E また、請求人が、当審判所に対し、本件譲渡までの日常生活の状況について、基本的に本件新家屋で身支度をして出勤し、本件新家屋で入浴や本件家族との食事をしていたなどと答述していることからしても、請求人と本件家族との間に、共同生活の実態があったことがうかがわれるから、請求人のみ、本件旧家屋を日常生活の拠点としていたとは考えにくい。
ロ 本件各家屋への入居目的
本件旧家屋は、請求人のいわゆる実家であるところ、請求人は、上記【事実】の(基礎事実)のロのとおり、本件配偶者との婚姻を機に本件旧家屋から転居し、その後、同ハのとおり、本件家族と生活をするために本件新家屋を新築して入居している。そして、上記イのEのとおり、請求人は、当審判所に対し、基本的に本件新家屋で身支度をして出勤し、本件新家屋で入浴や本件家族との食事をしていたなどと、本件譲渡までの生活状況について答述している上、上記(認定事実)のイのとおり、遅くとも本件譲渡の後は、本件配偶者および子2人と共に本件新家屋で生活している。これらのことからすると、請求人が、母の死亡後に本件旧家屋を使用することはあっても、上記(認定事実)のイのとおり、請求人と生計を一にする本件家族が生活する本件新家屋があるにもかかわらず、あえて同じ敷地に所在していた本件旧家屋を生活の拠点としてこれに入居する動機、あるいは入居しなければならない事情があったとは認められない。
ハ 本件各家屋の構造および設備の状況
本件旧家屋は、上記(認定事実)のハのAのとおり、台所および風呂を備えていたものの、同ロのCの(A)のとおり、26年3月にガスの供給が中止されており、台所の設備の一部や風呂の設備が利用できない状態であったと認められるから、本件旧家屋の構造および設備は、26年3月以降は日常生活を送るのに十分であったとは認められない。

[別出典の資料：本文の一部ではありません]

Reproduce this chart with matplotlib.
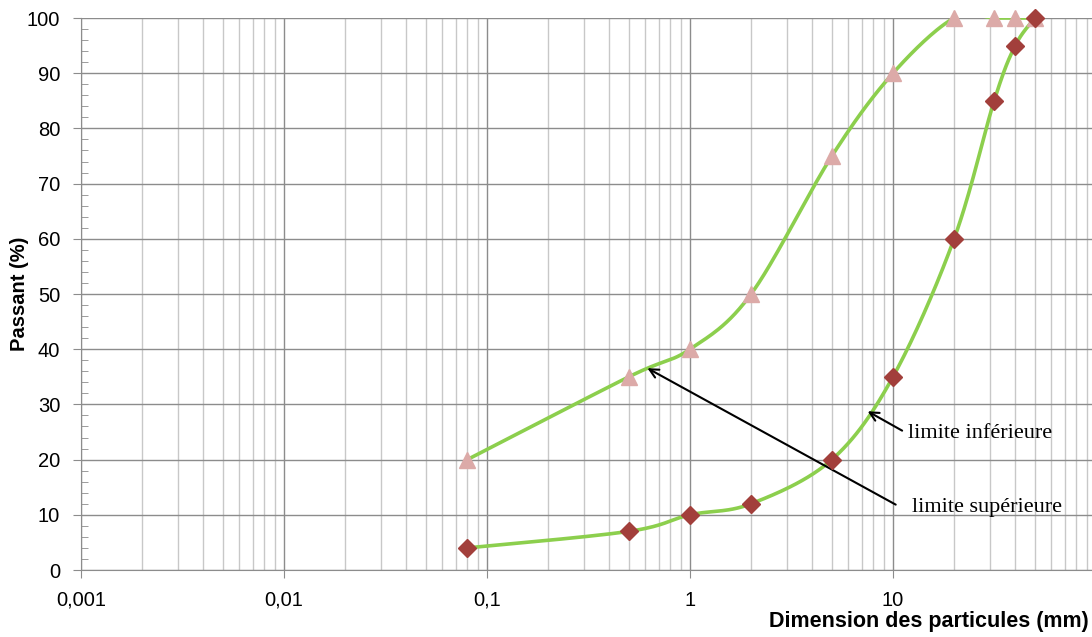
import numpy as np
import matplotlib.pyplot as plt
from matplotlib.ticker import FixedLocator, LogLocator, MultipleLocator, NullFormatter

# sieve sizes (mm) and passing percentages
sizes = [0.08, 0.5, 1, 2, 5, 10, 20, 31.5, 40, 50]
upper = [20, 35, 40, 50, 75, 90, 100, 100, 100, 100]   # limite supérieure
lower = [4, 7, 10, 12, 20, 35, 60, 85, 95, 100]        # limite inférieure

xtick_vals = [0.001, 0.01, 0.1, 1, 10]
xtick_labels = ["0,001", "0,01", "0,1", "1", "10"]

W, H, DPI = 1092, 637, 100
ax_l, ax_r, ax_t, ax_b = 81, 1096, 18, 570


def smooth(xs, ys, n=30):
    # Excel-like smoothed line: Catmull-Rom in screen space (log x)
    u = (np.log10(xs) + 3) / 5 * (ax_r - ax_l)
    v = np.asarray(ys, float) / 100 * (ax_b - ax_t)
    p = np.column_stack([u, v])
    p = np.vstack([p[0], p, p[-1]])
    out = []
    for i in range(1, len(p) - 2):
        p0, p1, p2, p3 = p[i - 1], p[i], p[i + 1], p[i + 2]
        t = np.linspace(0, 1, n)[:, None]
        c = 0.5 * ((2 * p1) + (-p0 + p2) * t + (2 * p0 - 5 * p1 + 4 * p2 - p3) * t ** 2
                   + (-p0 + 3 * p1 - 3 * p2 + p3) * t ** 3)
        out.append(c)
    out = np.vstack(out)
    x = 10 ** (out[:, 0] / (ax_r - ax_l) * 5 - 3)
    y = out[:, 1] / (ax_b - ax_t) * 100
    return x, y


fig = plt.figure(figsize=(W / DPI, H / DPI), dpi=DPI)
ax = fig.add_axes([ax_l / W, (H - ax_b) / H, (ax_r - ax_l) / W, (ax_b - ax_t) / H])
ax.set_xscale("log")
ax.set_xlim(0.001, 100)
ax.set_ylim(0, 100)

green = "#8ccf4d"
xs, ys = smooth(sizes, upper)
ax.plot(xs, ys, color=green, lw=2.6, zorder=3)
xs, ys = smooth(sizes, lower)
ax.plot(xs, ys, color=green, lw=2.6, zorder=3)
ax.plot(sizes, upper, ls="none", marker="^", ms=12, color="#dcaaa8", zorder=4, clip_on=False)
ax.plot(sizes, lower, ls="none", marker="D", ms=9.5, color="#a23f3b", zorder=5, clip_on=False)

ax.xaxis.set_major_locator(FixedLocator(xtick_vals))
ax.set_xticklabels(xtick_labels)
ax.xaxis.set_minor_locator(LogLocator(base=10, subs=np.arange(2, 10)))
ax.xaxis.set_minor_formatter(NullFormatter())
ax.yaxis.set_major_locator(MultipleLocator(10))
ax.yaxis.set_minor_locator(MultipleLocator(2))

ax.grid(True, which="major", color="#8c8c8c", lw=1.0)
ax.grid(True, which="minor", axis="x", color="#c8c8c8", lw=1.0)
ax.set_axisbelow(True)

for s in ["top", "right"]:
    ax.spines[s].set_visible(False)
for s in ["left", "bottom"]:
    ax.spines[s].set_color("#8c8c8c")

ax.tick_params(axis="y", which="major", direction="out", length=6, color="#8c8c8c", labelsize=14.5, pad=9)
ax.tick_params(axis="y", which="minor", direction="in", length=5, color="#8c8c8c")
ax.tick_params(axis="x", which="major", direction="out", length=6, color="#8c8c8c", labelsize=14.5, pad=9)
ax.tick_params(axis="x", which="minor", length=0)
for lab in ax.get_xticklabels() + ax.get_yticklabels():
    lab.set_family("Liberation Sans")

ax.set_ylabel("Passant (%)", fontsize=14.5, fontweight="bold", family="Liberation Sans")
ax.yaxis.set_label_coords(-0.051, 0.5)
fig.text(1089 / W, (H - 621) / H, "Dimension des particules (mm)", ha="right", va="center",
         fontsize=15.5, fontweight="bold", family="Liberation Sans")

# annotations
ax.annotate("", xy=(7.3, 29.0), xytext=(11.4, 25.0),
            arrowprops=dict(arrowstyle="->", color="black", lw=1.5, mutation_scale=16))
ax.text(11.9, 24.8, "limite inférieure", fontsize=16, family="Liberation Serif", va="center", ha="left")
ax.annotate("", xy=(0.6, 36.8), xytext=(10.6, 11.6),
            arrowprops=dict(arrowstyle="->", color="black", lw=1.5, mutation_scale=16))
ax.text(12.4, 11.4, "limite supérieure", fontsize=16, family="Liberation Serif", va="center", ha="left")

fig.savefig("out.png", dpi=DPI)
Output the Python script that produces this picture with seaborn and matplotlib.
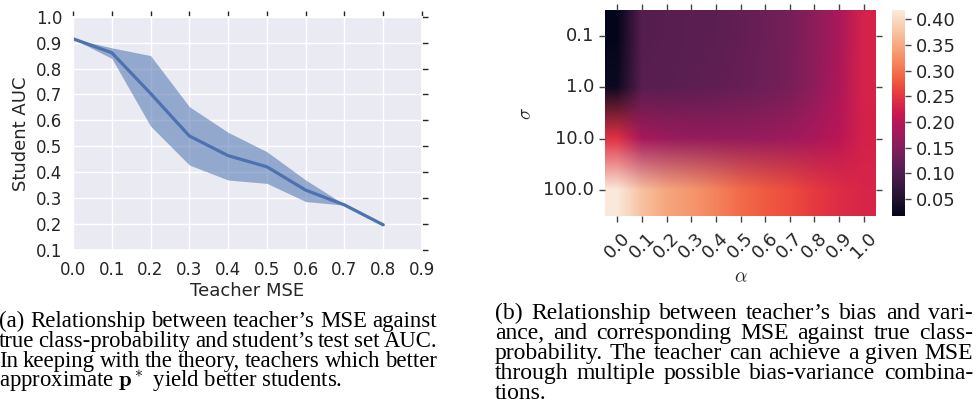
import numpy as np
import pandas as pd
import matplotlib
matplotlib.use("Agg")
import matplotlib.pyplot as plt
from matplotlib.ticker import FormatStrFormatter
import seaborn as sns

# ---------------- data ----------------
teacher_mse = [0.0, 0.1, 0.2, 0.3, 0.4, 0.5, 0.6, 0.7, 0.8]
auc_mean = [0.915, 0.861, 0.704, 0.540, 0.464, 0.421, 0.331, 0.274, 0.197]
auc_low = [0.915, 0.839, 0.578, 0.428, 0.370, 0.357, 0.287, 0.273, 0.197]
auc_high = [0.915, 0.880, 0.850, 0.653, 0.554, 0.479, 0.370, 0.276, 0.197]

alpha_labels = ["0.0", "0.1", "0.2", "0.3", "0.4", "0.5", "0.6", "0.7", "0.8", "0.9", "1.0"]
sigma_labels = ["0.1", "1.0", "10.0", "100.0"]
mse_sigma_0_1 = [0.020, 0.105, 0.108, 0.111, 0.114, 0.120, 0.127, 0.137, 0.158, 0.186, 0.230]
mse_sigma_1 = [0.028, 0.108, 0.110, 0.113, 0.116, 0.122, 0.129, 0.139, 0.160, 0.188, 0.230]
mse_sigma_10 = [0.245, 0.180, 0.172, 0.167, 0.165, 0.166, 0.169, 0.175, 0.185, 0.201, 0.228]
mse_sigma_100 = [0.416, 0.373, 0.346, 0.332, 0.314, 0.293, 0.279, 0.268, 0.252, 0.240, 0.232]
cbar_ticks = [0.05, 0.10, 0.15, 0.20, 0.25, 0.30, 0.35, 0.40]

caption_a = [
    "(a) Relationship between teacher\u2019s MSE against",
    "true class-probability and student\u2019s test set AUC.",
    "In keeping with the theory, teachers which better",
    r"approximate $\mathbf{p}^*$ yield better students.",
]
caption_b = [
    "(b) Relationship between teacher\u2019s bias and vari-",
    "ance, and corresponding MSE against true class-",
    "probability. The teacher can achieve a given MSE",
    "through multiple possible bias-variance combina-",
    "tions.",
]

# ---------------- figure ----------------
W, H = 976, 416
sns.set_theme(style="darkgrid")
plt.rcParams["mathtext.fontset"] = "cm"
fig = plt.figure(figsize=(W / 100, H / 100), dpi=100)

def rect(x0, y0, x1, y1):
    return [x0 / W, 1 - y1 / H, (x1 - x0) / W, (y1 - y0) / H]

# ---- left: line plot ----
with sns.axes_style("darkgrid"):
    ax1 = fig.add_axes(rect(73, 16.7, 422, 250))
df_line = pd.DataFrame({"Teacher MSE": teacher_mse, "Student AUC": auc_mean})
ax1.fill_between(teacher_mse, auc_low, auc_high, color="#4C72B0", alpha=0.55, lw=0)
sns.lineplot(data=df_line, x="Teacher MSE", y="Student AUC", ax=ax1,
             color="#4C72B0", lw=2.3)
ax1.set_xlim(0, 0.9)
ax1.set_ylim(0.1, 1.0)
ax1.set_xticks(np.linspace(0, 0.9, 10))
ax1.set_yticks(np.linspace(0.1, 1.0, 10))
ax1.xaxis.set_major_formatter(FormatStrFormatter("%.1f"))
ax1.yaxis.set_major_formatter(FormatStrFormatter("%.1f"))
ax1.tick_params(direction="out", length=4.3, width=1, color="#262626",
                top=True, right=True, labelsize=12)
ax1.set_xlabel("Teacher MSE", fontsize=13, labelpad=2)
ax1.set_ylabel("Student AUC", fontsize=13, labelpad=4)

# ---- right: heatmap ----
with sns.axes_style("ticks"):
    ax2 = fig.add_axes(rect(605, 10, 876, 216))
    cax = fig.add_axes(rect(892, 10, 905, 216))
data = np.array([mse_sigma_0_1, mse_sigma_1, mse_sigma_10, mse_sigma_100])
df_hm = pd.DataFrame(data, index=sigma_labels, columns=alpha_labels)
sns.heatmap(df_hm, ax=ax2, cbar_ax=cax, cmap="rocket", vmin=0.017, vmax=0.418)
mesh = ax2.collections[0]
mesh.set_visible(False)
ax2.imshow(df_hm.values, cmap=mesh.cmap, norm=mesh.norm, interpolation="bilinear",
           interpolation_stage="rgba", extent=(0, len(alpha_labels), len(sigma_labels), 0),
           aspect="auto")
ax2.set_xlim(0, len(alpha_labels))
ax2.set_ylim(len(sigma_labels), 0)
ax2.tick_params(top=True, right=True, labeltop=False, labelright=False,
                length=4.3, width=1, color="#444444", labelsize=13)
ax2.tick_params(axis="x", pad=5)
plt.setp(ax2.get_xticklabels(), rotation=45, ha="center")
plt.setp(ax2.get_yticklabels(), rotation=0)
ax2.set_xlabel(r"$\alpha$", fontsize=14, labelpad=4)
ax2.set_ylabel(r"$\sigma$", fontsize=14, labelpad=6)
cax.set_yticks(cbar_ticks)
cax.yaxis.set_major_formatter(FormatStrFormatter("%.2f"))
cax.tick_params(labelsize=13, length=4.3, width=1, color="#444444")

# ---- captions (justified) ----
renderer = fig.canvas.get_renderer()
CAP_FAM = "Liberation Serif"

def put_line(text, x0, x1, y, justify, fs):
    yf = 1 - y / H
    if not justify:
        fig.text(x0 / W, yf, text, fontsize=fs, family=CAP_FAM, va="baseline",
                 ha="left", color="black")
        return
    words = text.split(" ")
    objs = [fig.text(0, yf, w, fontsize=fs, family=CAP_FAM, va="baseline",
                     ha="left", color="black") for w in words]
    widths = [o.get_window_extent(renderer).width for o in objs]
    gap = (x1 - x0 - sum(widths)) / max(len(words) - 1, 1)
    x = x0
    for o, w in zip(objs, widths):
        o.set_x(x / W)
        x += w + gap

a_base = [327, 347, 367, 387]
for i, line in enumerate(caption_a):
    put_line(line, -1, 437, a_base[i], justify=(i < len(caption_a) - 1), fs=16.4)
b_base = [319, 339, 359, 379, 399]
for i, line in enumerate(caption_b):
    put_line(line, 495, 973, b_base[i], justify=(i < len(caption_b) - 1), fs=17)

fig.savefig("out.png", dpi=100)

他方、本件新家屋は、上記(認定事実)のロのCの(B)および同ハの(B)のとおり、オール電化であり、台所および風呂を備え、請求人および本件家族が居住するのに問題のない広さと間取りを有していたことからすると、日常生活を送るのに十分な構造および設備があったと認められる。
ニ 小括
以上のとおり、請求人および本件家族の日常生活の状況、本件各家屋への入居目的、本件各家屋の構造および設備の状況等を総合的に考慮し、社会通念に従って判断すると、26年から本件譲渡までの間、請求人が、本件旧家屋を、真に居住の意思をもって客観的にもある程度の期間継続して生活の拠点として利用していたとは認められない。
したがって、本件旧家屋は、本件特例に規定する「その居住の用に供している家屋」に該当するとは認められないから、本件譲渡について本件特例を適用することはできない。